From the top of the steps we stared into the numbing fog; no-one spoke. I imagine that each of us was considering the paradoxical fact that, even if we had been able to get to the top of the arch, we would not have been able to see the ground below us. Even if the building had truly been closed to allow a landing from Mars, no-one would have been able to see it happen. Events had mysteriously conspired against every interesting possibility.

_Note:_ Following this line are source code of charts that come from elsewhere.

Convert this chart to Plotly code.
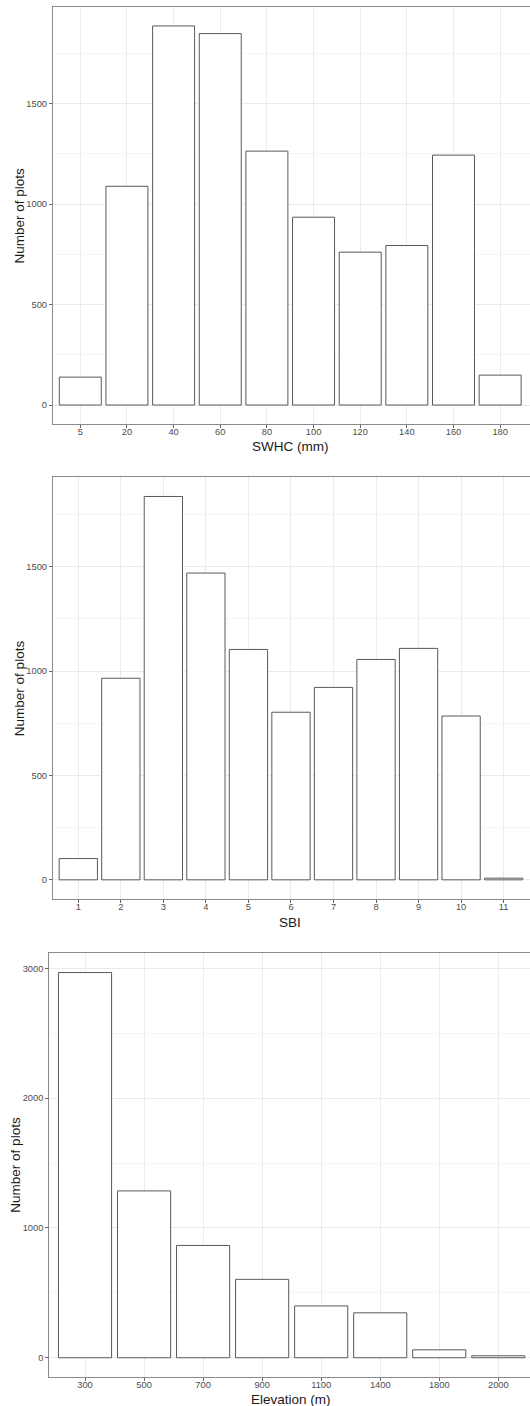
import plotly.graph_objects as go

# ---- data ----
swhc_cats = ["5", "20", "40", "60", "80", "100", "120", "140", "160", "180"]
swhc_counts = [139, 1089, 1887, 1849, 1264, 935, 761, 794, 1244, 149]

sbi_cats = ["1", "2", "3", "4", "5", "6", "7", "8", "9", "10", "11"]
sbi_counts = [102, 966, 1837, 1470, 1104, 803, 922, 1056, 1109, 785, 8]

elev_cats = ["300", "500", "700", "900", "1100", "1400", "1800", "2000"]
elev_counts = [2967, 1285, 865, 604, 399, 346, 61, 15]

y_title = "Number of plots"
x_titles = ["SWHC (mm)", "SBI", "Elevation (m)"]

# ---- layout geometry (pixels) ----
W, H = 530, 1406
FONT = "Liberation Sans, Arial, sans-serif"
TICK_COL = "#4d4d4d"
GRID = "#ebebeb"
MINOR = "#f5f5f5"
BORDER = "#8a8a8a"

panels = [
    dict(cats=swhc_cats, vals=swhc_counts, left=53, top=7, bottom=424,
         xr=[-0.585, 9.64], dtick=500, mdtick=250, title=x_titles[0],
         xt_y=446, yt_x=19, xt_x=290),
    dict(cats=sbi_cats, vals=sbi_counts, left=53, top=477.3, bottom=899,
         xr=[-0.595, 10.62], dtick=500, mdtick=250, title=x_titles[1],
         xt_y=922.5, yt_x=19, xt_x=290),
    dict(cats=elev_cats, vals=elev_counts, left=49.3, top=953.3, bottom=1377,
         xr=[-0.605, 7.537], dtick=1000, mdtick=500, title=x_titles[2],
         xt_y=1399.5, yt_x=15.5, xt_x=291),
]

fig = go.Figure()
annotations = []
for i, p in enumerate(panels, start=1):
    xa = "x" if i == 1 else f"x{i}"
    ya = "y" if i == 1 else f"y{i}"
    fig.add_trace(go.Bar(
        x=p["cats"], y=p["vals"], xaxis=xa, yaxis=ya, width=0.9,
        marker=dict(color="white", line=dict(color="#595959", width=1)),
        showlegend=False, hoverinfo="x+y",
    ))
    vmax = max(p["vals"])
    pad = 0.05 * vmax
    xkey = "xaxis" if i == 1 else f"xaxis{i}"
    ykey = "yaxis" if i == 1 else f"yaxis{i}"
    fig.update_layout(**{
        xkey: dict(
            domain=[p["left"] / W, 1.0], anchor=ya, type="category",
            range=p["xr"], showline=True, mirror=True, linecolor=BORDER,
            linewidth=1.2, ticks="outside", ticklen=3, tickcolor="#666",
            tickwidth=0.8, showgrid=True, gridcolor=GRID, gridwidth=1,
            tickfont=dict(family=FONT, size=9.3, color=TICK_COL),
            ticklabelstandoff=-4,
            zeroline=False, fixedrange=True,
        ),
        ykey: dict(
            domain=[1 - p["bottom"] / H, 1 - p["top"] / H], anchor=xa,
            range=[-pad, vmax + pad], dtick=p["dtick"], tick0=0,
            showline=True, mirror=False, linecolor=BORDER, linewidth=1.2,
            ticks="outside", ticklen=3, tickcolor="#666", tickwidth=0.8,
            showgrid=True, gridcolor=GRID, gridwidth=1,
            minor=dict(dtick=p["mdtick"], tick0=0, showgrid=True,
                       gridcolor=MINOR, gridwidth=0.6, ticks=""),
            tickfont=dict(family=FONT, size=9.3, color=TICK_COL),
            zeroline=False, fixedrange=True,
        ),
    })
    annotations.append(dict(
        text=p["title"], xref="paper", yref="paper",
        x=p["xt_x"] / W, y=1 - p["xt_y"] / H, xanchor="center",
        yanchor="middle", showarrow=False,
        font=dict(family=FONT, size=13.5, color="#1a1a1a"),
    ))
    annotations.append(dict(
        text=y_title, xref="paper", yref="paper", textangle=-90,
        x=p["yt_x"] / W, y=1 - (p["top"] + p["bottom"]) / 2 / H,
        xanchor="center", yanchor="middle", showarrow=False,
        font=dict(family=FONT, size=13.5, color="#1a1a1a"),
    ))

fig.update_layout(
    width=W, height=H, margin=dict(l=0, r=0, t=0, b=0, autoexpand=False),
    paper_bgcolor="white", plot_bgcolor="white",
    annotations=annotations, bargap=0.1,
)

fig.write_html("out.html", config={"displayModeBar": False},
               post_script="document.body.style.margin='0px';")
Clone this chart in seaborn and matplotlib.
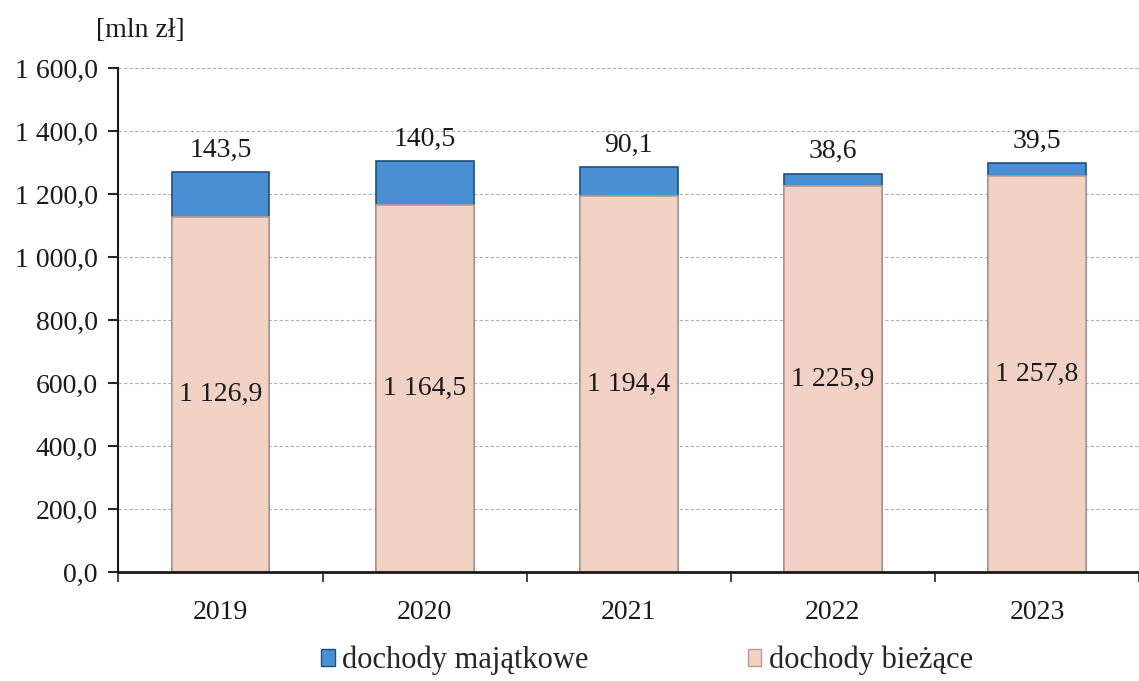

The depth of our inward musing was undoubtedly intensified by a fact which I shall now reveal. Our great friend, nobilissime the Count Paulo Pauloni, was, in a sense, himself responsible for the largest, the most outspoken, and the wittiest of all the great monuments of Paris. He has told me the story himself, and the facts, as you will see, are quite reasonable, though extraordinary in their outcome. On a visit some years ago to Prince Henry of Denmark (who, as you may know, is a devoted fan of the organ), Paulo met, at a Royal reception in Fredericksborg Castle, a visionary young architect named Johan Otto von Spreckelsen. In the course of conversation von Spreckelsen revealed that he was working on a competition design for La Défense in Paris, but that he had no idea how to find the right words to describe the essence of his scheme to the judges, who were entertaining only submissions written in English or French. A quick pencil sketch on a paper napkin gave Paulo his first sight of what is now La Grande Arche. Without a moment's hesitation he uttered magic words:

'A window; A Window on the World! In French! - Une Fenêtre!'

The slogan was obviously the right one: a statement so simple and so penetrating that it commanded attention far beyond the committee of experts, reaching the ear of President Mitterand himself. The decision was instant; von Spreckelsen's design now articulates the historic axis of the City of Paris; Count Pauloni has unwittingly participated in the creation of one of The Wonders of the Modern World.

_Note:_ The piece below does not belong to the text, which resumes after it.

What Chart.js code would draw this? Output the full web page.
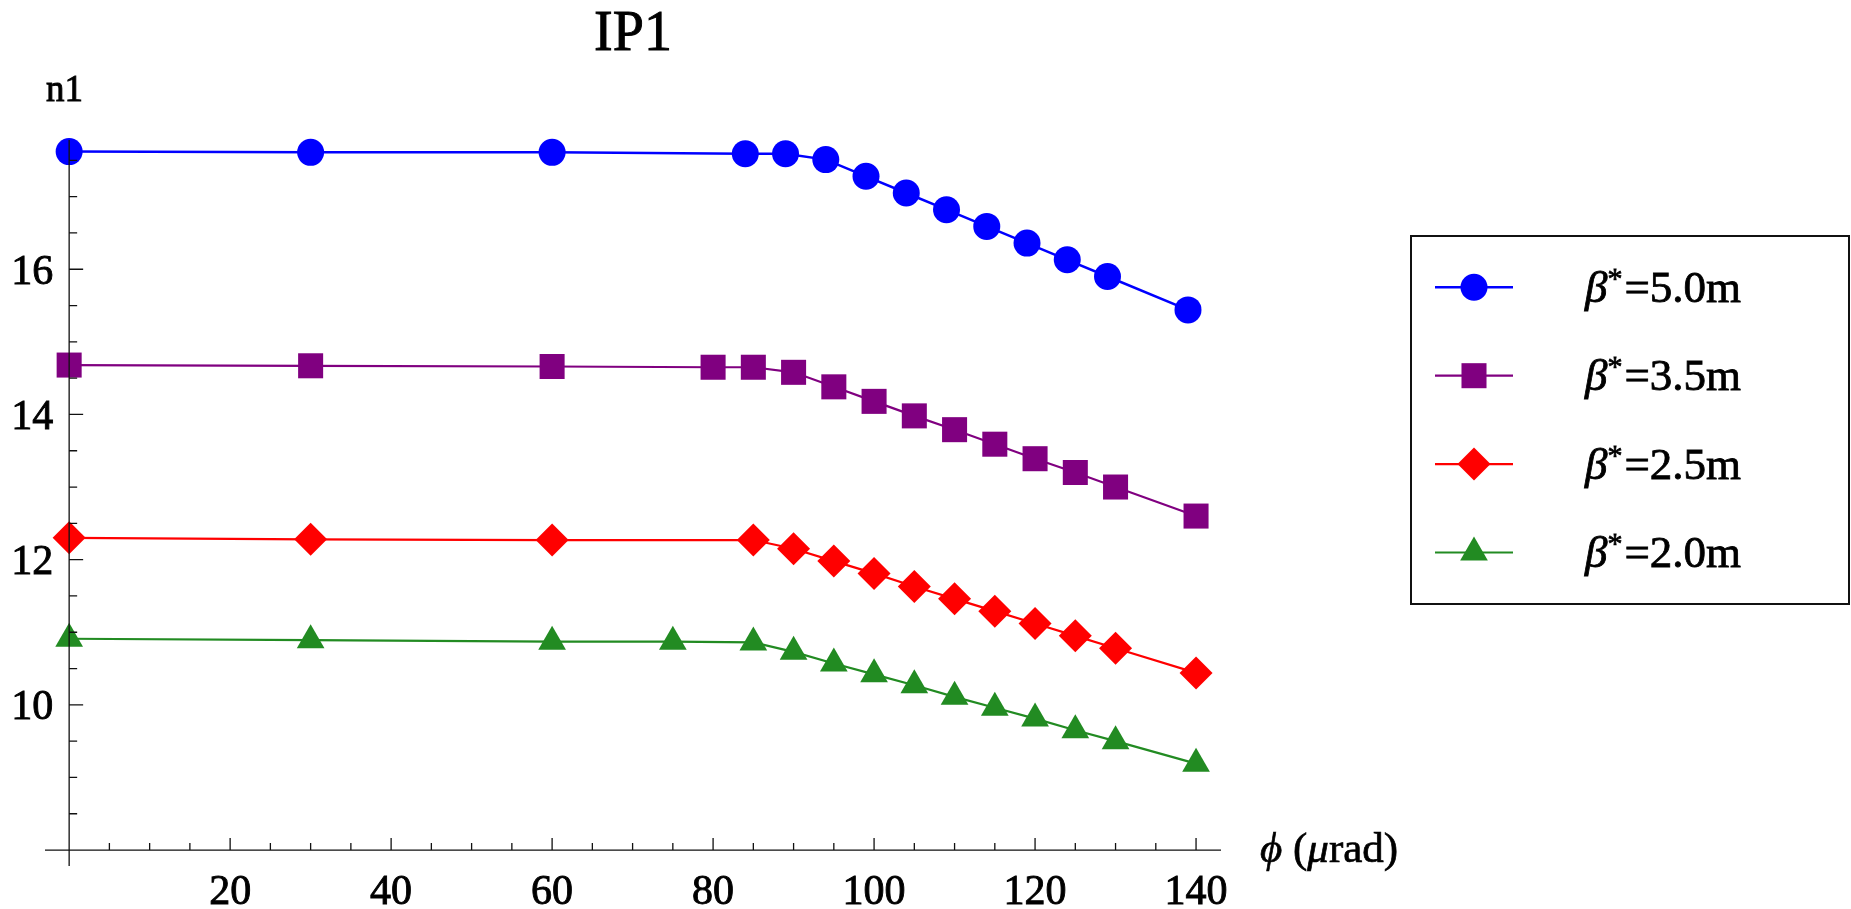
<!DOCTYPE html>
<html>
<head>
<meta charset="utf-8">
<title>IP1 - n1 vs crossing angle</title>
<script src="https://cdn.jsdelivr.net/npm/chart.js@4.4.1/dist/chart.umd.min.js"></script>
<style>
  html, body { margin: 0; padding: 0; background: #fff; }
  #wrap { width: 1851px; height: 909px; }
</style>
</head>
<body>
<div id="wrap"><canvas id="n1Chart" width="1851" height="909"></canvas></div>
<script>
// ========================
// Data (phi in urad, n1 aperture)
// ========================
const blueX  = [0, 30, 60, 84, 89, 94, 99, 104, 109, 114, 119, 124, 129, 139];
const blueN1 = [17.62, 17.61, 17.61, 17.59, 17.59, 17.51, 17.28, 17.05, 16.82, 16.59, 16.36, 16.13, 15.90, 15.44];

const purpleX  = [0, 30, 60, 80, 85, 90, 95, 100, 105, 110, 115, 120, 125, 130, 140];
const purpleN1 = [14.68, 14.67, 14.66, 14.65, 14.65, 14.58, 14.38, 14.18, 13.98, 13.79, 13.59, 13.39, 13.20, 13.00, 12.60];

const redX  = [0, 30, 60, 85, 90, 95, 100, 105, 110, 115, 120, 125, 130, 140];
const redN1 = [12.30, 12.28, 12.27, 12.27, 12.15, 11.98, 11.81, 11.63, 11.46, 11.29, 11.12, 10.95, 10.78, 10.44];

const greenX  = [0, 30, 60, 75, 85, 90, 95, 100, 105, 110, 115, 120, 125, 130, 140];
const greenN1 = [10.91, 10.89, 10.87, 10.87, 10.86, 10.73, 10.57, 10.42, 10.27, 10.11, 9.96, 9.81, 9.65, 9.50, 9.19];

const betaStar = ['5.0', '3.5', '2.5', '2.0'];

const xMajorTicks = [20, 40, 60, 80, 100, 120, 140];
const yMajorTicks = [10, 12, 14, 16];

const SERIF = '"Liberation Serif", "DejaVu Serif", serif';

function toPoints(xs, ys) {
    return xs.map((x, i) => ({ x: x, y: ys[i] }));
}

function series(label, xs, ys, color, style, radius, width) {
    return {
        label: label,
        data: toPoints(xs, ys),
        borderColor: color,
        backgroundColor: color,
        pointBackgroundColor: color,
        pointBorderWidth: 0,
        pointStyle: style,
        pointRadius: radius,
        borderWidth: width,
        tension: 0,
        clip: false
    };
}

// the original text is a bit heavier than plain Times, so fill + thin stroke
function heavyText(ctx, txt, x, y) {
    ctx.fillText(txt, x, y);
    ctx.strokeText(txt, x, y);
}

// ========================
// Mathematica-like axes (drawn over the points, like the original)
// ========================
const axesPlugin = {
    id: 'mmaAxes',
    afterDatasetsDraw(chart) {
        const { ctx, scales: { x, y } } = chart;
        const x0 = x.getPixelForValue(0);
        const yAxis = y.getPixelForValue(8);

        ctx.save();
        ctx.strokeStyle = '#111';
        ctx.lineWidth = 1.3;
        ctx.beginPath();
        ctx.moveTo(x.left, yAxis);
        ctx.lineTo(x.right, yAxis);
        ctx.moveTo(x0, y.top);
        ctx.lineTo(x0, y.bottom);

        for (let v = 5; v <= x.max; v += 5) {
            const px = x.getPixelForValue(v);
            const len = xMajorTicks.includes(v) ? 12 : 7;
            ctx.moveTo(px, yAxis);
            ctx.lineTo(px, yAxis - len);
        }
        for (let v = 8.5; v <= y.max; v += 0.5) {
            const py = y.getPixelForValue(v);
            const len = yMajorTicks.includes(v) ? 14 : 8;
            ctx.moveTo(x0, py);
            ctx.lineTo(x0 + len, py);
        }
        ctx.stroke();

        ctx.fillStyle = '#000';
        ctx.strokeStyle = '#000';
        ctx.lineWidth = 0.9;
        ctx.font = '42px ' + SERIF;
        ctx.textBaseline = 'alphabetic';
        ctx.textAlign = 'center';
        xMajorTicks.forEach(v => heavyText(ctx, String(v), x.getPixelForValue(v), yAxis + 54));

        ctx.textAlign = 'right';
        yMajorTicks.forEach(v => heavyText(ctx, String(v), x0 - 16, y.getPixelForValue(v) + 14.5));

        // title + axis names
        ctx.textAlign = 'center';
        ctx.font = '56px ' + SERIF;
        heavyText(ctx, 'IP1', (x.left + x.right) / 2, 50);

        ctx.textAlign = 'left';
        ctx.font = '37px ' + SERIF;
        heavyText(ctx, 'n1', 46, 101);

        let tx = 1260;
        const ty = 862;
        const parts = [
            ['italic 43px ' + SERIF, '\u03D5'],
            ['43px ' + SERIF, ' ('],
            ['italic 43px ' + SERIF, '\u03BC'],
            ['43px ' + SERIF, 'rad)']
        ];
        ctx.lineWidth = 0.7;
        parts.forEach(([font, txt]) => {
            ctx.font = font;
            heavyText(ctx, txt, tx, ty);
            tx += ctx.measureText(txt).width;
        });
        ctx.restore();
    }
};

// ========================
// Boxed legend on the right
// ========================
const legendPlugin = {
    id: 'boxLegend',
    afterDraw(chart) {
        const ctx = chart.ctx;
        ctx.save();
        ctx.strokeStyle = '#111';
        ctx.lineWidth = 2;
        ctx.strokeRect(1411, 236, 438, 368);

        chart.data.datasets.forEach((ds, i) => {
            const cy = 287.3 + i * 88.4;
            ctx.strokeStyle = ds.borderColor;
            ctx.lineWidth = ds.borderWidth;
            ctx.beginPath();
            ctx.moveTo(1435, cy);
            ctx.lineTo(1513, cy);
            ctx.stroke();

            ctx.fillStyle = ds.pointBackgroundColor;
            Chart.helpers.drawPoint(ctx, {
                pointStyle: ds.pointStyle,
                radius: ds.pointRadius,
                rotation: 0,
                borderWidth: 0
            }, 1474, cy);

            // β* = value m
            ctx.fillStyle = '#000';
            ctx.strokeStyle = '#000';
            ctx.lineWidth = 0.8;
            ctx.textAlign = 'left';
            ctx.textBaseline = 'alphabetic';
            const base = cy + 14.5;
            let tx = 1585;
            ctx.font = 'italic 45px ' + SERIF;
            heavyText(ctx, '\u03B2', tx, base);
            tx += ctx.measureText('\u03B2').width;
            ctx.font = '30px ' + SERIF;
            heavyText(ctx, '*', tx, base - 14);
            tx += ctx.measureText('*').width + 2;
            ctx.font = '45px ' + SERIF;
            heavyText(ctx, '=' + betaStar[i] + 'm', tx, base);
        });
        ctx.restore();
    }
};

// ========================
// Chart
// ========================
const ctx = document.getElementById('n1Chart').getContext('2d');
new Chart(ctx, {
    type: 'line',
    data: {
        datasets: [
            series('\u03B2*=5.0m', blueX, blueN1, '#0000ff', 'circle', 13.5, 2.5),
            series('\u03B2*=3.5m', purpleX, purpleN1, '#800080', 'rect', 17.7, 2.2),
            series('\u03B2*=2.5m', redX, redN1, '#ff0000', 'rectRot', 16.5, 2.2),
            series('\u03B2*=2.0m', greenX, greenN1, '#228b22', 'triangle', 16, 2.2)
        ]
    },
    options: {
        responsive: false,
        animation: false,
        devicePixelRatio: 1,
        layout: { padding: { left: 45, right: 630, top: 140, bottom: 43 } },
        scales: {
            x: { type: 'linear', min: -3, max: 143.1, display: false },
            y: { type: 'linear', min: 7.78, max: 17.78, display: false }
        },
        plugins: {
            legend: { display: false },
            tooltip: { enabled: false },
            title: { display: false }
        }
    },
    plugins: [axesPlugin, legendPlugin]
});
</script>
</body>
</html>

I walked down the steps a little ahead of the others. We all turned back to look at the huge white frame and its yawning hole. From my position just below Pauloni I had both the fur coat and the arch in my line of sight: the study of relative scale and proportion was both instructive and amusing.

The light was beginning to fade. We returned to the Metro station, where the floor-cleaning machine chased us eagerly from one end of the concourse to the other, only returning to its neurotic and lonely loops and turns as we finally disappeared down the escalator to the platform.

the floor-cleaning machine

After the events of the outward journey, we took great care at the moment of departure. Each of us selected a different target. Between us we took out an Algerian guitarist, a blind beggar, and three war veterans.